O que mais impressiona está no bloco 5 de Auschwitz I. Primeiro, temos as malas de viagem, depois panelas e outros utensílios de cozinha e, finalmente, pincéis de barba, escovas de cabelo e até restos de embalagens de produtos de beleza. E tudo isso é o que mais impressiona, porque tudo isso mostra que aquelas pessoas acreditavam, esperavam, supunham. Apesar de tudo, apesar dos rumores e das notícias, apesar das evidências e da lógica, à medida que os comboios as transportavam, elas acreditavam que iam viver. Só quem acredita leva mala de viagem, panela e, sobretudo, utensílios de higiene e de beleza. Cada pincel de barba, cada escova de cabelo, cada lata de maquilhagem é um monumento à capacidade que o ser humano tem de crer. A organização e a propaganda nazis ajudavam a que os destinados ao extermínio acreditassem que iam trabalhar e que tinham futuro. Mas isso não explica tudo.

Isso não explica que quase todos tenham tapado ouvidos aos rumores e às notícias, que quase todos tenham caminhado ordeiramente até dentro das câmaras de gás, que muitos não tenham aproveitado a abertura das fronteiras, até 1940, para fugir. Não, isso não chega. Para perceber, é preciso ter em conta que cada um de nós tem uma imensa capacidade de crer e de se entregar com base nisso. E é essa capacidade de crença que nos leva a fazer o melhor, mas também o pior, seja como vítimas, seja como carrascos. É essa capacidade de acreditar que explica a beleza das várias formas de criação, mas também a facilidade da manipulação, a eficácia do poder ou a marcha para o extermínio no Leste.
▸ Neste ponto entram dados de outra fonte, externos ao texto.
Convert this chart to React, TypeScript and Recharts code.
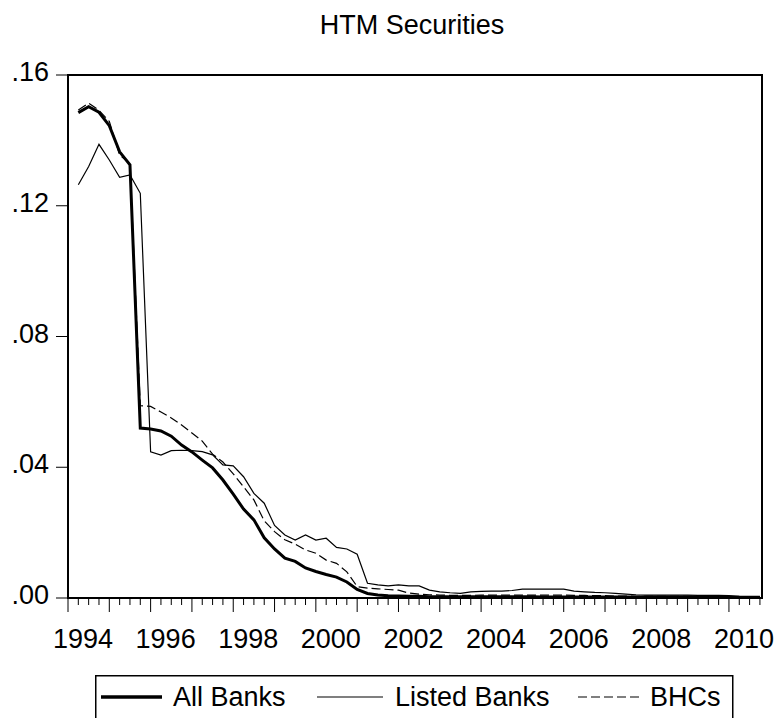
import React from "react";
import { LineChart, Line, XAxis, YAxis, ReferenceArea, Legend } from "recharts";

// Quarterly observations, 1994Q2 .. 2010Q4 (index k = quarters since 1994Q1)
const allBanks = [
  0.1485, 0.1503, 0.1486, 0.1445, 0.1365, 0.1325, 0.0520, 0.0517, 0.0511, 0.0495,
  0.0468, 0.0447, 0.0422, 0.0398, 0.0361, 0.0318, 0.0272, 0.0239, 0.0184, 0.0150,
  0.0122, 0.0112, 0.0092, 0.0081, 0.0072, 0.0064, 0.0049, 0.0026, 0.0014, 0.0009,
  0.0007, 0.0006, 0.0005, 0.0005, 0.0004, 0.0004, 0.0004, 0.0004, 0.0004, 0.0004,
  0.0004, 0.0004, 0.0004, 0.0004, 0.0004, 0.0003, 0.0003, 0.0003, 0.0003, 0.0003,
  0.0003, 0.0003, 0.0003, 0.0003, 0.0003, 0.0003, 0.0003, 0.0003, 0.0003, 0.0003,
  0.0003, 0.0003, 0.0002, 0.0002, 0.0002, 0.0002, 0.0002,
];

const listedBanks = [
  0.1264, 0.1320, 0.1388, 0.1340, 0.1287, 0.1294, 0.1238, 0.0447, 0.0437, 0.0451,
  0.0452, 0.0451, 0.0448, 0.0438, 0.0407, 0.0404, 0.0371, 0.0320, 0.0290, 0.0222,
  0.0193, 0.0177, 0.0193, 0.0177, 0.0183, 0.0155, 0.0150, 0.0134, 0.0045, 0.0040,
  0.0037, 0.0040, 0.0037, 0.0037, 0.0024, 0.0019, 0.0016, 0.0014, 0.0019, 0.0020,
  0.0021, 0.0021, 0.0023, 0.0027, 0.0027, 0.0027, 0.0027, 0.0027, 0.0021, 0.0019,
  0.0017, 0.0016, 0.0014, 0.0012, 0.0010, 0.0009, 0.0009, 0.0009, 0.0009, 0.0009,
  0.0008, 0.0008, 0.0008, 0.0007, 0.0005, 0.0004, 0.0004,
];

const bhcs = [
  0.1493, 0.1514, 0.1492, 0.1458, 0.1355, 0.1330, 0.0588, 0.0586, 0.0569, 0.0551,
  0.0529, 0.0505, 0.0480, 0.0440, 0.0416, 0.0380, 0.0340, 0.0300, 0.0236, 0.0203,
  0.0178, 0.0165, 0.0147, 0.0137, 0.0116, 0.0106, 0.0080, 0.0035, 0.0030, 0.0028,
  0.0026, 0.0024, 0.0015, 0.0012, 0.0010, 0.0009, 0.0008, 0.0008, 0.0008, 0.0009,
  0.0009, 0.0009, 0.0009, 0.0009, 0.0009, 0.0009, 0.0009, 0.0009, 0.0008, 0.0008,
  0.0007, 0.0007, 0.0006, 0.0006, 0.0005, 0.0005, 0.0005, 0.0005, 0.0005, 0.0005,
  0.0005, 0.0004, 0.0004, 0.0004, 0.0003, 0.0003, 0.0003,
];

const firstYear = 1994;
const yearLabels = ["1994", "1996", "1998", "2000", "2002", "2004", "2006", "2008", "2010"];
const yTicks = [0, 0.04, 0.08, 0.12, 0.16];
const yTickLabels = [".00", ".04", ".08", ".12", ".16"];
const seriesNames = ["All Banks", "Listed Banks", "BHCs"];
const title = "HTM Securities";

const FONT = '"Liberation Sans", Arial, Helvetica, sans-serif';

const data = allBanks.map((v, i) => ({
  k: i + 1,
  all: v,
  listed: listedBanks[i],
  bhc: bhcs[i],
}));

const quarterTicks = Array.from({ length: 68 }, (_, i) => i);

const XTick = (props: any) => {
  const { x, y, payload } = props;
  const k = payload.value as number;
  const major = k % 4 === 0;
  const yr = String(firstYear + k / 4);
  const label = major && yearLabels.includes(yr) ? yr : null;
  return (
    <g>
      <line x1={x} x2={x} y1={y} y2={y + (major ? 14 : 7)} stroke="#000" strokeWidth={1} />
      {label && (
        <text x={x + 15} y={y + 50} textAnchor="middle" fontSize={27} fontFamily={FONT} fill="#000">
          {label}
        </text>
      )}
    </g>
  );
};

const YTick = (props: any) => {
  const { x, y, payload } = props;
  const idx = yTicks.indexOf(payload.value);
  return (
    <g>
      <line x1={x - 12} x2={x} y1={y} y2={y} stroke="#000" strokeWidth={1} />
      <text x={x - 19} y={y + 6} textAnchor="end" fontSize={27} fontFamily={FONT} fill="#000">
        {idx >= 0 ? yTickLabels[idx] : ""}
      </text>
    </g>
  );
};

const LegendBox = () => (
  <svg width={640} height={60} style={{ display: "block" }}>
    <rect x={0.75} y={0.75} width={637} height={70} fill="#fff" stroke="#000" strokeWidth={1.5} />
    <line x1={6} x2={67} y1={22} y2={22} stroke="#000" strokeWidth={3.5} />
    <text x={78} y={31} fontSize={27} fontFamily={FONT} fill="#000">{seriesNames[0]}</text>
    <line x1={222} x2={288} y1={22} y2={22} stroke="#000" strokeWidth={1.2} />
    <text x={300} y={31} fontSize={27} fontFamily={FONT} fill="#000">{seriesNames[1]}</text>
    <line x1={483} x2={546} y1={22} y2={22} stroke="#000" strokeWidth={1.2} strokeDasharray="9 4" />
    <text x={555} y={31} fontSize={27} fontFamily={FONT} fill="#000">{seriesNames[2]}</text>
  </svg>
);

export default function App() {
  return (
    <div
      style={{
        position: "absolute",
        left: 0,
        top: 0,
        width: 783,
        height: 718,
        overflow: "hidden",
        background: "#fff",
      }}
    >
      <svg
        width={783}
        height={60}
        style={{ position: "absolute", left: 0, top: 0, pointerEvents: "none" }}
      >
        <text x={412} y={34} textAnchor="middle" fontSize={27} fontFamily={FONT} fill="#000">
          {title}
        </text>
      </svg>
      <LineChart
        width={783}
        height={718}
        data={data}
        margin={{ top: 75, right: 21, bottom: 0, left: 0 }}
        style={{ position: "absolute", left: 0, top: 0 }}
      >
        <XAxis
          type="number"
          dataKey="k"
          domain={[0, 67.2]}
          ticks={quarterTicks}
          interval={0}
          height={120}
          tickSize={0}
          tickMargin={0}
          axisLine={false}
          tickLine={false}
          tick={<XTick />}
          allowDataOverflow
        />
        <YAxis
          type="number"
          domain={[0, 0.16]}
          ticks={yTicks}
          interval={0}
          width={68}
          tickSize={0}
          tickMargin={0}
          axisLine={false}
          tickLine={false}
          tick={<YTick />}
          allowDataOverflow
        />
        <ReferenceArea
          x1={0}
          x2={67.2}
          y1={0}
          y2={0.16}
          fill="none"
          stroke="#000"
          strokeWidth={2}
          ifOverflow="visible"
        />
        <Line
          type="linear"
          dataKey="listed"
          name={seriesNames[1]}
          stroke="#000"
          strokeWidth={1.2}
          dot={false}
          isAnimationActive={false}
        />
        <Line
          type="linear"
          dataKey="bhc"
          name={seriesNames[2]}
          stroke="#000"
          strokeWidth={1.2}
          strokeDasharray="9 4"
          dot={false}
          isAnimationActive={false}
        />
        <Line
          type="linear"
          dataKey="all"
          name={seriesNames[0]}
          stroke="#000"
          strokeWidth={3}
          dot={false}
          isAnimationActive={false}
        />
        <Legend
          layout="horizontal"
          verticalAlign="middle"
          align="center"
          content={() => <LegendBox />}
          wrapperStyle={{ top: 675, left: 95, width: 640, height: 60 }}
        />
      </LineChart>
    </div>
  );
}
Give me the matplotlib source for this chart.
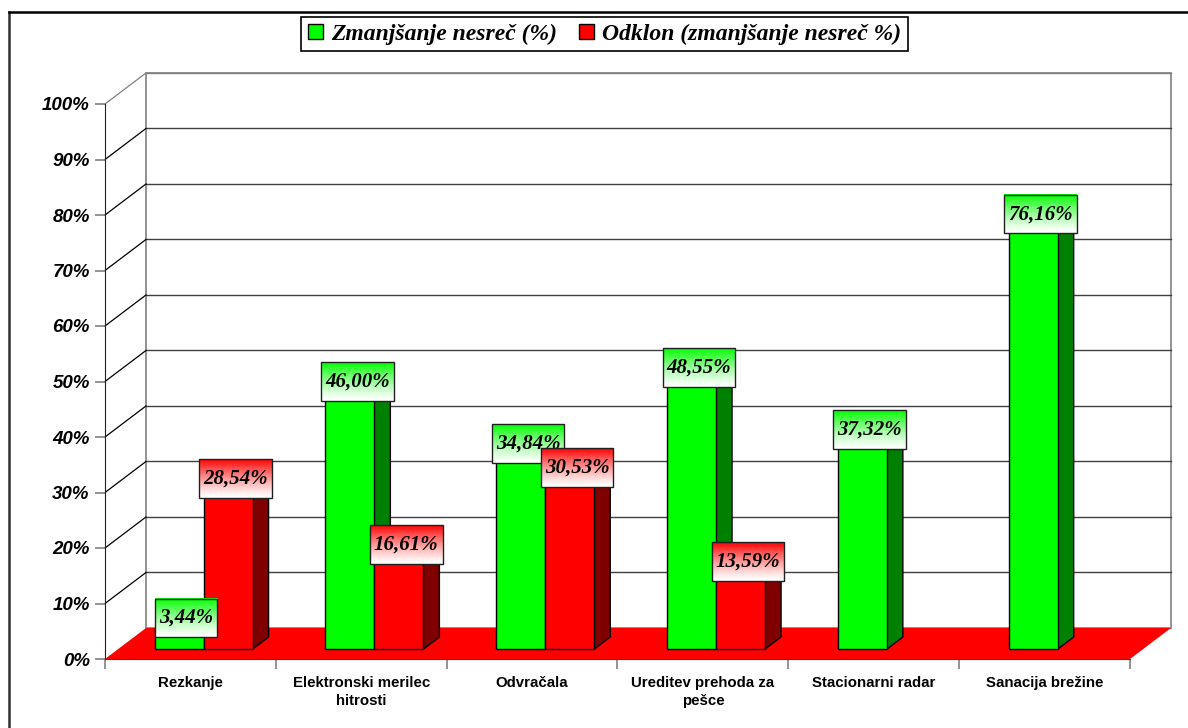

Quando uma mulher judia, com uma criança pela mão, sai do gueto e coloca na mala - antes de entrar num vagão de gado – algumas peças de roupa, uma panela, uma escova de cabelo e uma lata de pó para a cara, é porque ela crê, ela quer acreditar. E isso faz com que tudo seja possível, o melhor e o pior. Neste caso, o pior. E pode acontecer em qualquer altura, e em vários lugares.